Secara terminologi, ketentuan norma Pasal 22 UUD 1945 mengandung pengertian bahwa “kegentingan yang mernaksa” menjadi syarat kondisional yang harus terpenuhi, sebelum presiden mempergunakan kewenangan menetapkan perpu, jika ditinjau dari aspek ini.
Seharusnya pengawasan yang dilakukan oleh Dewan Perwakilan Rakyat (DPR) atas penerbitan perpu, di orientasikan pada apakah telah terpenuhi “keadaan kegentingan yang memaksa” ataukah tidak, sehingga sangat tepat jika DPR menilai substansi atau materi muatan dari perpu tersebut.
Seandainya dalam Sidang Paripurna DPR, presiden tidak bisa membuktikan serta menunjukkan adanya “ keadaan kegentingan yang memaksa”.
Maka tentunya menurut ketentuan norma Pasal 22 ayat (3) UUD 1945 Perpu tersebut harus dicabut, setidaknya Ada tiga alasan mengapa Perpu harus dicabut:
1) apabila dalam pembahasan Paripurna DPR diketahui bahwa perpu tersebut bertentangan dengan hakikat perpu yaitu tidak memenuhi Syarat “keadaan kegentingan yang memaksa”, maka presiden sebenarnya dinyatakan tidak berwenang menetapkan perpu:
2) perintah pencaburan ini untuk menghindari tindakan penyalahgunaan kekuasaan atau kemungkinan adanya tindakan kesewenang-wenangan yang dilakukan dengan instrumen hukum Perpu itu,
3) perpu yang dibuat secara sepihak oleh presiden, dengan konstruksi tersebut, diharapkan agar DPR dapat memainkan peran-peran signifikan secara konstitusional dalam fungsi "Checks and balances" dalam rangka mendinamisir pemerintahan yang terbatas "limited government"

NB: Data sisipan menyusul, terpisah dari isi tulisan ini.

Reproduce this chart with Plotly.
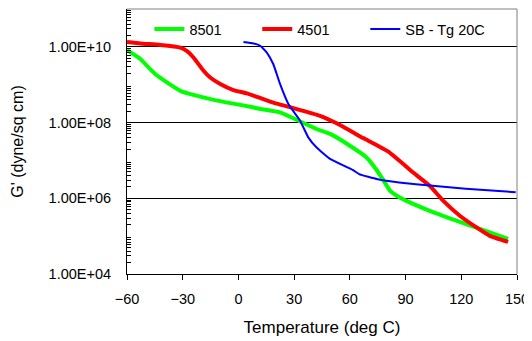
import plotly.graph_objects as go

# Data
temp_8501 = [-60, -52.8, -47.5, -44.8, -38.5, -31.3, -24.2, -13.4, -2.7, 6.3, 11.7, 22.4,
             33.2, 42.1, 49.3, 60, 69, 74.4, 77.6, 81.6, 85.5, 90.2, 103, 117.4, 130, 145.2]
g_8501 = [8.13e9, 4.79e9, 2.57e9, 1.91e9, 1.15e9, 6.9e8, 5.37e8, 3.98e8, 3.16e8, 2.63e8, 2.29e8, 1.86e8,
          1.07e8, 6.76e7, 5.01e7, 2.45e7, 1.20e7, 5.6e6, 3.24e6, 1.6e6, 1.15e6, 8.7e5, 4.68e5, 2.57e5, 1.55e5, 8.5e4]

temp_4501 = [-60, -52.8, -42.1, -31.3, -27.7, -24.2, -18.8, -15.2, -9.8, -2.7, 4.5, 13.4, 20.6,
             29.6, 43.9, 52.9, 67.2, 80.7, 94.1, 103, 110.2, 119.2, 128.2, 135.3, 145.2]
g_4501 = [1.35e10, 1.23e10, 1.12e10, 9.55e9, 7.76e9, 5.25e9, 2.34e9, 1.55e9, 1.05e9, 7.24e8, 5.89e8, 4.17e8, 3.16e8,
          2.40e8, 1.51e8, 9.55e7, 3.89e7, 1.70e7, 4.79e6, 2.14e6, 8.71e5, 3.47e5, 1.70e5, 1.02e5, 7.08e4]

temp_sb = [2.7, 8.1, 11.7, 15.3, 18.8, 22.4, 26.9, 33.2, 37.6, 42.1, 49.3, 61.5, 65, 75, 86.5, 104.5, 122.4, 149.3]
g_sb = [1.35e10, 1.23e10, 1.07e10, 7.08e9, 3.47e9, 1.05e9, 3.09e8, 1.12e8, 4.07e7, 2.19e7, 1.10e7, 5.62e6, 4.37e6,
        3.2e6, 2.63e6, 2.14e6, 1.78e6, 1.45e6]

y_tick_vals = [1e4, 1e6, 1e8, 1e10]
y_tick_text = ["1.00E+04", "1.00E+06", "1.00E+08", "1.00E+10"]
x_tick_vals = [-60, -30, 0, 30, 60, 90, 120, 150]

FONT = "Liberation Sans, Arial, sans-serif"

fig = go.Figure()
fig.add_trace(go.Scatter(x=temp_8501, y=g_8501, name="8501", mode="lines", legend="legend",
                         line=dict(color="#00FF00", width=4, shape="spline", smoothing=0.4)))
fig.add_trace(go.Scatter(x=temp_4501, y=g_4501, name="4501", mode="lines", legend="legend2",
                         line=dict(color="#FF0000", width=4, shape="spline", smoothing=0.4)))
fig.add_trace(go.Scatter(x=temp_sb, y=g_sb, name="SB - Tg 20C", mode="lines", legend="legend3",
                         line=dict(color="#0000FF", width=2, shape="spline", smoothing=0.4)))

minor_vals = [m * 10 ** e for e in range(4, 11) for m in range(2, 10)]


def legend_at(xpos):
    return dict(orientation="h", x=xpos, y=0.985, xanchor="left", yanchor="top",
                bgcolor="rgba(0,0,0,0)", font=dict(size=14.5), itemwidth=30)


# The page body has an 8px default margin, so the figure is 8px smaller each way
fig.update_layout(
    width=524, height=333,
    margin=dict(l=119, r=15, t=1, b=67, autoexpand=False),
    paper_bgcolor="white", plot_bgcolor="white",
    font=dict(family=FONT, size=14.5, color="black"),
    showlegend=True,
    legend=legend_at(0.0574),
    legend2=legend_at(0.334),
    legend3=legend_at(0.611),
    xaxis=dict(range=[-60, 150], tickvals=x_tick_vals, ticks="outside", ticklen=5,
               tickcolor="black", showgrid=False, zeroline=False, automargin=False,
               showline=True, linecolor="black", linewidth=1, mirror=False,
               title=dict(text="Temperature (deg C)", font=dict(size=17), standoff=14),
               ticklabelstandoff=7),
    xaxis2=dict(range=[-60, 150], overlaying="x", anchor="y", side="bottom",
                tickvals=x_tick_vals, ticks="inside", ticklen=5, tickcolor="black",
                showticklabels=False, showgrid=False, zeroline=False, showline=False,
                automargin=False),
    yaxis=dict(type="log", range=[4, 11], tickvals=y_tick_vals, ticktext=y_tick_text,
               ticks="inside", ticklen=6, tickcolor="black", automargin=False,
               showgrid=True, gridcolor="black", gridwidth=1, zeroline=False,
               showline=True, linecolor="black", linewidth=1,
               minor=dict(tickvals=minor_vals, ticks="inside", ticklen=4, tickcolor="black", showgrid=False),
               title=dict(text="G' (dyne/sq cm)", font=dict(size=16), standoff=20),
               ticklabelstandoff=12),
)

# gray top and right plot border
fig.add_shape(type="line", xref="paper", yref="paper", x0=0, x1=1, y0=1, y1=1,
              line=dict(color="#808080", width=1))
fig.add_shape(type="line", xref="paper", yref="paper", x0=1, x1=1, y0=0, y1=1,
              line=dict(color="#808080", width=1))

fig.write_html("out.html")
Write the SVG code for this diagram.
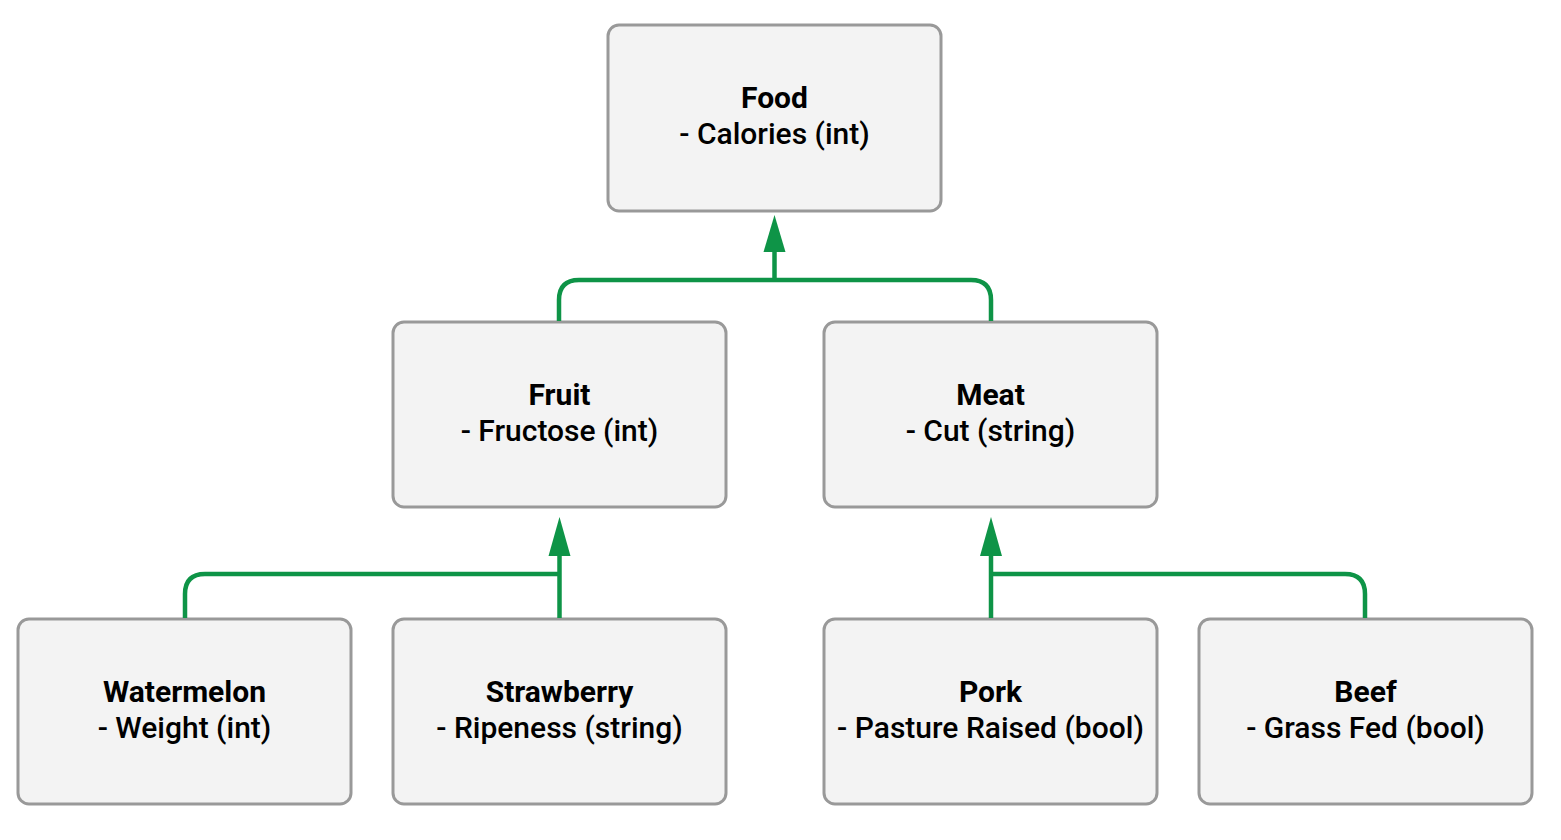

Dia menilai pemerintah dan DPR gagal dalam menindaklanjuti putusan MK tersebut, sehingga mencoba mengakali dengan melakukan terobosan hukum yang tentunya mempunyai dampak buruk yang sistemik terhadap ekosistem negara hukum dan demokrasi.
"Ini sebuah terobosan yang sangat riskan dan destruktif dalam pembangunan sistem hukum, lebih jauh ini merupakan orkestrasi kebijakan dengan nuansa "Constitution Disobedience" berdasar dari hal tersebut, maka dapat dipastikan bahwa produk Perpu maupun UU dari Perpu ini tetap bermasalah dari sisi kaidah pembentukannya, sebab tidak terakomodasi kaidah "meaningful participation" itu sendiri, dan potensial untuk dapat dibatalkan oleh Mahkamah Konstitusi ke depan," kata dia.
Dia menambahkan, Mahkamah Konstitusi sebagai "the guardian of constitution, the guardian of democracy, the protector of citizen’s constitutional rights dan the protector of human rights,dengan kewenagan konstitusional dapat menguji keadaan serta syarat kegentingan yang memaksa dari sebuah Perpu sebagaimana diatur dalam ketentuan Pasal 22 ayat (1) UUD 1945.
"Secara paradigmatik pengunaan kewenagan tersebut tentunya sejalan dengan spirit serta doktrin “checks and balances system” yang dianut dalam UUD NRI tahun 1945 itu sendiri," tambah Fahri Bachmid.